Technological advances in the crushing industry are few, with some machines based on old technology that has been used for decades, says surface mining association Aspasa director Nico Pienaar.
“Crushers remain basic,” he says, noting that the industry is in the Second Industrial Revolution and will take a long time to adopt technology synonymous with the Fourth Industrial Revolution.
Crushers are used to reduce large rocks into smaller rocks, gravel, or rock dust using mechanical force. Compression is used for hard rock, while impact, shear and compression mechanisms are used to process softer rock.
“You might be able to add sensors to monitor the wear of parts, such as bearings, or dust fallout, but you are not going to break a rock any other way,” notes Pienaar.
Manufacturers are, therefore, focused on advancing component life and reducing the impact of crushing on the environment.
Owing to South Africa’s significantly hard stone, crusher screens experience “dramatic wear”.
Pienaar notes that a hard metal screen with a longer operating life has been produced overseas using extrusion, but is expensive owing to the manufacturing process.
“There is a future for this. That’s where technology is going to have to change.”
Manufacturers are also considering reducing the length of screens to extend their operating life.
To reduce noise, in line with the Mine Health and Safety Act (MHSA), companies have employed plastic screens, but the softer the material makes for a faster wear rate and a shorter life span.
“Water was previously used in the crushing process to reduce noise, but was not effective, as it increased the water content of the material being processed, requiring quarries to incur additional costs, as a drying process is needed. Using water for this purpose is also not sustainable in South Africa, a water-scarce country.”
More operations are using mobile crushers, which are supplied by foreign manufacturers, to process smaller-sized stone, owing to their inherent flexibility. However, many fail to comply with local dust-suppression regulations under the MHSA, says Pienaar.

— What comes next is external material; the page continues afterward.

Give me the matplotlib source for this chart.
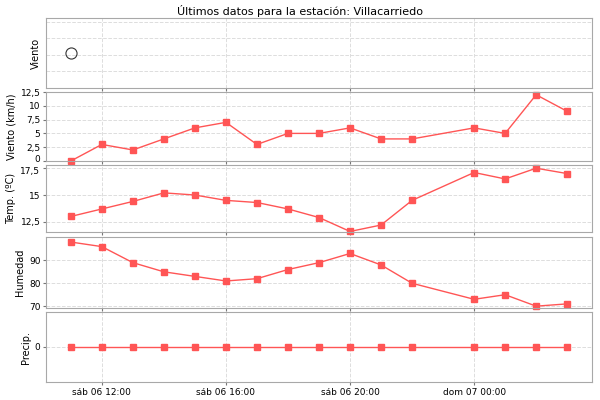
import numpy as np
import pandas as pd
import matplotlib
matplotlib.use('Agg')
import matplotlib.pyplot as plt
import matplotlib.dates as mdates
import matplotlib.transforms as mtrans
from matplotlib.ticker import FuncFormatter, FixedLocator

# hourly observations, 23:00 is missing
horas = ['2024-04-06 11:00', '2024-04-06 12:00', '2024-04-06 13:00', '2024-04-06 14:00',
         '2024-04-06 15:00', '2024-04-06 16:00', '2024-04-06 17:00', '2024-04-06 18:00',
         '2024-04-06 19:00', '2024-04-06 20:00', '2024-04-06 21:00', '2024-04-06 22:00',
         '2024-04-07 00:00', '2024-04-07 01:00', '2024-04-07 02:00', '2024-04-07 03:00']
viento_dir = [1.1]          # only one direction reading, first hour
viento = [0, 3, 2, 4, 6, 7, 3, 5, 5, 6, 4, 4, 6, 5, 12, 9]
temp = [13.0, 13.7, 14.4, 15.2, 15.0, 14.5, 14.3, 13.7, 12.9, 11.6, 12.2, 14.5, 17.1, 16.5, 17.5, 17.0]
humedad = [98, 96, 89, 85, 83, 81, 82, 86, 89, 93, 88, 80, 73, 75, 70, 71]
precip = [0] * 16
tick_horas = ['2024-04-06 12:00', '2024-04-06 16:00', '2024-04-06 20:00', '2024-04-07 00:00']
tick_labels = ['sáb 06 12:00', 'sáb 06 16:00', 'sáb 06 20:00', 'dom 07 00:00']

t = pd.to_datetime(horas)
t_dir = t[:1]
ticks = mdates.date2num(pd.to_datetime(tick_horas))

red = '#ff5555'
grey = '#a8a8a8'
plt.rcParams.update({'font.family': 'DejaVu Sans', 'font.size': 6.5})

fig = plt.figure(figsize=(6, 4), dpi=100)
L, W = 46/600, 546/600
boxes = [(18, 88), (92, 161), (165, 232), (237, 308), (312, 382)]
axes = [fig.add_axes([L, 1 - b/400, W, (b - a)/400]) for a, b in boxes]

x0 = mdates.date2num(t[0]) - 0.8/24
x1 = mdates.date2num(t[-1]) + 0.8/24

comma = FuncFormatter(lambda v, p: ('%g' % v).replace('.', ','))

for ax in axes:
    ax.set_xlim(x0, x1)
    ax.xaxis.set_major_locator(FixedLocator(ticks))
    ax.grid(True, color='#dddddd', linestyle='--', linewidth=0.7)
    ax.set_axisbelow(True)
    for s in ax.spines.values():
        s.set_color(grey)
    ax.tick_params(colors='#777777', labelcolor='black', length=2, labelsize=6.5, pad=2)
    ax.tick_params(axis='x', labelbottom=False)

# direction panel
ax = axes[0]
ax.plot(t_dir, viento_dir, 'o', mfc='none', mec='#333333', ms=8, mew=0.8)
ax.set_ylim(-1, 3.24)
ax.set_yticks([0, 1, 2, 3])
ax.tick_params(axis='y', labelleft=False, length=0)
ax.set_ylabel('Viento', fontsize=7)

series = [(axes[1], viento, 'Viento (km/h)', (0, 12.5), [0, 2.5, 5, 7.5, 10, 12.5]),
          (axes[2], temp, 'Temp. (ºC)', (11.55, 17.8), [12.5, 15, 17.5]),
          (axes[3], humedad, 'Humedad', (69.2, 100.2), [70, 80, 90]),
          (axes[4], precip, 'Precip.', (-1, 1), [0])]
for ax, vals, lab, lim, yt in series:
    ax.plot(t, vals, color=red, lw=1, marker='s', ms=5, mfc=red, mec=red, clip_on=False)
    ax.set_ylim(*lim)
    ax.set_yticks(yt)
    ax.yaxis.set_major_formatter(comma)
    ax.set_ylabel(lab, fontsize=7, labelpad=3)

# keep the "0" of the wind panel and the "17,5" of the temperature panel apart
fig.canvas.draw()
up = mtrans.ScaledTranslation(0, 1.5/72, fig.dpi_scale_trans)
down = mtrans.ScaledTranslation(0, -1.5/72, fig.dpi_scale_trans)
lbl = axes[1].get_yticklabels()[0]
lbl.set_transform(lbl.get_transform() + up)
lbl = axes[2].get_yticklabels()[-1]
lbl.set_transform(lbl.get_transform() + down)

axes[-1].tick_params(axis='x', labelbottom=True)
axes[-1].set_xticklabels(tick_labels)

fig.text(0.5, 0.988, 'Últimos datos para la estación: Villacarriedo',
         ha='center', va='top', fontsize=8)

plt.savefig('out.png', dpi=100)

“You need to connect water to the crusher or have a reservoir to reduce dust fallout during crushing.”
The demand for crushing depends on infrastructure development, which, in turn, relies on the economy, and, as South Africa continues to struggle economically, infrastructure is not being built, says Pienaar.
Although State-owned company South African National Roads Agency has talked about putting contracts out to tender for upgrades in KwaZulu-Natal, this is yet to happen.
“The most mined minerals in the world are aggregate and sand. But, when quarries battle financially, as they are now, fewer crushers will be bought,” notes Pienaar.
While crushing plants predominantly tend to be run for many years and are repaired as needed, there are companies that do invest in new equipment, he adds.
In addition, aggregate does not have significant value, such as platinum or gold, as the material is easily obtainable. Subsequently, industry members compete with illegal miners who sell their material for less and do not comply with legislation.
Consequently, quarries are reluctant to invest in new equipment, as the cost will need to be incorporated into the cost of the material they produce to sustain their profit margins.
To help its members ensure the quality and consistency of their product, Aspasa is launching quality test and laboratory standards for members’ on-site or centralised laboratories.